OLIVIA COOKE IN NEW YORK, AUGUST 2014. LEATHER JACKET: FAUSTO PUGLISI. DENIM JACKET, TANK TOP, AND BRA: DIESEL. JEANS: COOKE’S OWN. NECKLACE: DAVID YURMAN. BELT: BESS NYC. STOCKINGS: FOGAL. STYLING: MICHELLE CAMERON. COSMETICS: GIVENCHY, INCLUDING PHOTO PERFECTION FLUID FOUNDATION AND LE PRISME EYESHADOW IN SIENA SILHOUETTE; ZOYA NAIL POLISH, INCLUDING SAILOR. MAKEUP: FARA HOMIDI/FRANK REPS. MANICURE: KELLY B FOR ZOYA/DEFACTO INC. SPECIAL THANKS: MILK STUDIOS.

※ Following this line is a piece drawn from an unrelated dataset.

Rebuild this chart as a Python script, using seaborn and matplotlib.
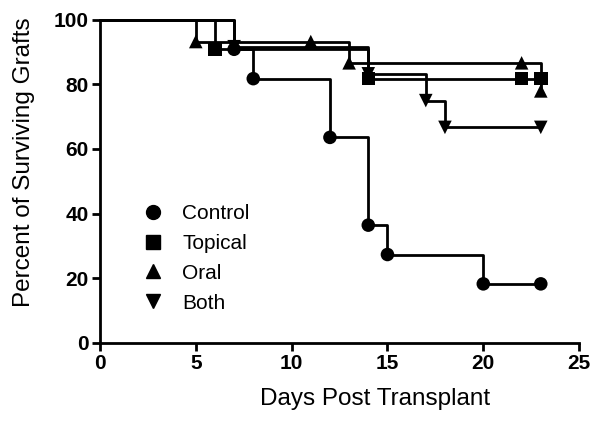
import pandas as pd
import numpy as np

import seaborn as sns
import matplotlib.pyplot as plt
from matplotlib.lines import Line2D

sns.set_style("ticks")
plt.rcParams["font.family"] = ["Liberation Sans", "DejaVu Sans"]
plt.rcParams.update({"text.color": "black", "axes.labelcolor": "black",
                     "xtick.color": "black", "ytick.color": "black"})

DPI = 100
FIGSIZE = (6.02, 4.24)

# Kaplan-Meier steps (day, percent surviving)
groups = ["Control", "Topical", "Oral", "Both"]
control_days = [0, 7, 8, 12, 14, 15, 20, 23]
control_pct = [100, 90.9, 81.8, 63.6, 36.4, 27.3, 18.2, 18.2]
topical_days = [0, 6, 14, 22, 23]
topical_pct = [100, 90.9, 81.8, 81.8, 81.8]
oral_days = [0, 5, 11, 13, 22, 23]
oral_pct = [100, 93.3, 93.3, 86.7, 86.7, 78.0]
both_days = [0, 7, 14, 17, 18, 23]
both_pct = [100, 91.7, 83.3, 75.0, 66.7, 66.7]

x_ticks = [0, 5, 10, 15, 20, 25]
y_ticks = [0, 20, 40, 60, 80, 100]
markers = {"Control": "o", "Topical": "s", "Oral": "^", "Both": "v"}

frames = []
for g, d, p in zip(groups,
                   [control_days, topical_days, oral_days, both_days],
                   [control_pct, topical_pct, oral_pct, both_pct]):
    frames.append(pd.DataFrame({"day": d, "pct": p, "group": g}))
df = pd.concat(frames, ignore_index=True)

fig, ax = plt.subplots(figsize=FIGSIZE, dpi=DPI)
fig.subplots_adjust(left=0.166, right=0.962, bottom=0.192, top=0.953)

sns.lineplot(data=df, x="day", y="pct", hue="group", units="group",
             estimator=None, sort=False, drawstyle="steps-post",
             palette={g: "black" for g in groups}, linewidth=2.0,
             legend=False, ax=ax, clip_on=False)

marks = df[df["day"] > 0]
sns.scatterplot(data=marks, x="day", y="pct", style="group", markers=markers,
                color="black", s=95, edgecolor="black", linewidth=0,
                legend=False, ax=ax, zorder=3, clip_on=False)

ax.set_xlim(0, 25)
ax.set_ylim(0, 100)
ax.set_xticks(x_ticks)
ax.set_yticks(y_ticks)
sns.despine(ax=ax)
for s in ["left", "bottom"]:
    ax.spines[s].set_linewidth(2.0)
    ax.spines[s].set_color("black")
ax.tick_params(width=2.0, length=6, color="black", labelcolor="black",
               labelsize=15, pad=2)
for lab in ax.get_xticklabels() + ax.get_yticklabels():
    lab.set_fontweight("bold")

ax.set_xlabel("Days Post Transplant", fontsize=17.5, color="black")
ax.set_ylabel("Percent of Surviving Grafts", fontsize=17.5, color="black")
ax.xaxis.set_label_coords(0.574, -0.14)
ax.yaxis.set_label_coords(-0.136, 0.56)

handles = [Line2D([], [], linestyle="none", marker=markers[g], color="black",
                  markersize=10) for g in groups]
leg = ax.legend(handles, groups, loc="upper left", bbox_to_anchor=(0.05, 0.455),
                frameon=False, fontsize=15, labelspacing=0.52,
                handletextpad=0.4, borderaxespad=0)
for t in leg.get_texts():
    t.set_color("black")

fig.savefig("out.png", dpi=DPI)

“Sat at the back … with a shaved head. Hard to miss,” actress Olivia Cooke texts right before we meet at a coffee bar in Venice, California. Indeed, the long brown hair familiar to fans of the A&E series Bates Motel—in which Cooke co-stars as Emma, a quirky teenager with cystic fibrosis and a crush on a young Norman Bates—has vanished. It was shorn for Cooke’s starring role in the upcoming young-adult mortality drama Me & Earl & the Dying Girl, where she plays Rachel, a wise-beyond-her-years high school student with leukemia. Cooke is growing out her buzz cut—while wearing an interim wig to shoot the third season of Bates Motel—but she inhabits its tough, punk style so beautifully that it’s hard to believe she was actually cast in Me & Earl because of her ability to evoke fragility and helplessness. “I wanted to look as vulnerable as possible,” Cooke says of her audition for the film, which is a less precious, more comedic The Fault in Our Stars. “I had eczema all over my face—I get it in moments of stress—and I was like, ‘Great! I’ll use it!’ So I didn’t wash my hair for three days and went into the audition with no makeup whatsoever. I looked haggard, just unwell. A lot of the girls that were auditioning were really made up. I was like, ‘Why are you doing that? You’re supposed to be playing a girl who has cancer!’ ” It certainly takes a versatile actor to put a bout of eczema to good use. “I’ve got nothing else to do other than give myself to a character,” the 20-year-old Manchester native says.
Cooke is relatively new to the big screen, her first film role being a lead in the recent supernatural horror film The Quiet Ones. “I only had two jobs before that, BBC dramas,” says Cooke. “In one, I played a teacher in the 1940s with a withered arm due to polio. But in The Quiet Ones, I played an absolute psychotic. I was a little rottweiler. I just loved it.” This Halloween she is more heroine than ghoul when she returns to horror to star in Ouija, a screamer based on the slumber-party board game. It’s not that Cooke actively seeks out morbid material; it just seems that there’s a fearlessness in her acting that lends itself to darker subjects. “I never really had a plan B,” she admits. “And suddenly it started to happen.”